# Proof of the conservation of angular momentum in a central force field

Update after @M. Enns's answer Consider a circular orbit of radius $a$ passing through the centre of a central force is given by the equation $r=2a\cos\theta$. Then using the orbit equation one can show that the force varies as $$\textbf{F}(|\textbf{r}|)=-\frac{k}{r^5}\hat{\textbf{r}}.\tag{1}$$

But an orbit passing through the centre of force O will have zero angular momentum when it passes through O, and nonzero when it doesn't pass through O. This shows that the angular momentum is changing throughout the motion. I wished to attach the figure but I couldn't. This problem is solved in the book Theoretical Mechanics by Spiegel.

But here is the fallacy. The angular momentum should be conserved for motion under any central force. However, this doesn't seem to work in this case. But the proof of conservation of angular momentum is based on the simple observation that $$\frac{d\textbf{L}}{dt}=\textbf{r}\times\textbf{F}=0\tag{2}$$ since $\textbf{F}=f(r)\hat{\textbf{r}}$ for any central force.

Is the proof (2) reliable at $r=0$ where the force (1) become singular?
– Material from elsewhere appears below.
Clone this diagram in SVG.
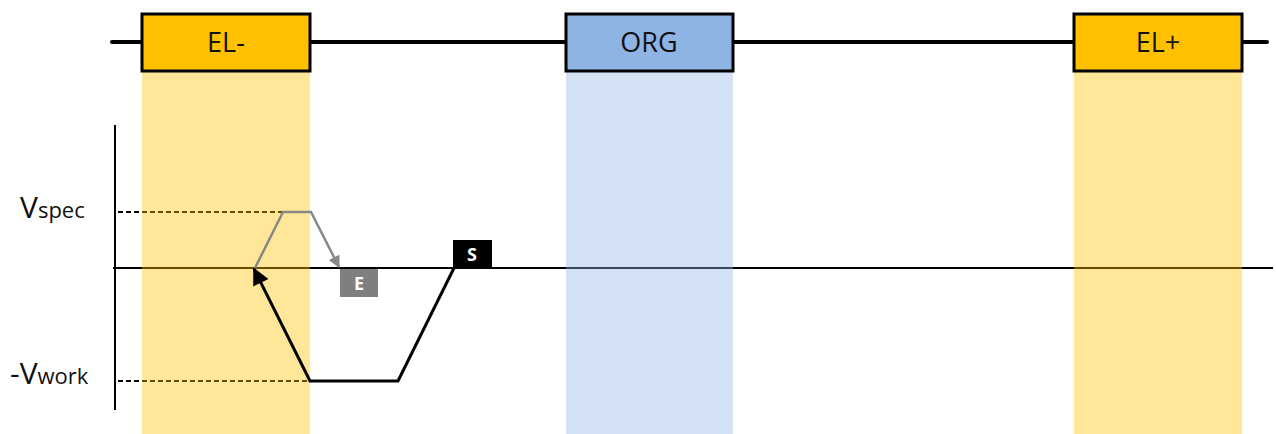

• If it passes through the origin, is it not the case that particle's motion will be in the $\hat{r}$ direction? Then, the position vector and the velocity vector will be always parallel, so that $r \times F$ still vanishes. Jan 8, 2018 at 18:24
• @ZachMcDargh That's true. But what about the fact that $f(r)$ blows up at r=0?
– SRS
Jan 8, 2018 at 21:41
• Of course the situation only occurs when $L=0$ identically. In that case, the theory is pathological at the point when the two objects have the same position, and so it cannot hold in that regime. What is your question? Jan 8, 2018 at 23:24
• The force is not defined at the origin. I believe that an answer becomes ill posed at the origin. For example, the derivative is not defined. Sep 28, 2022 at 18:48

• @garyp You mean $r=0$ is not physically accessible due to the finite size of the force providing agency?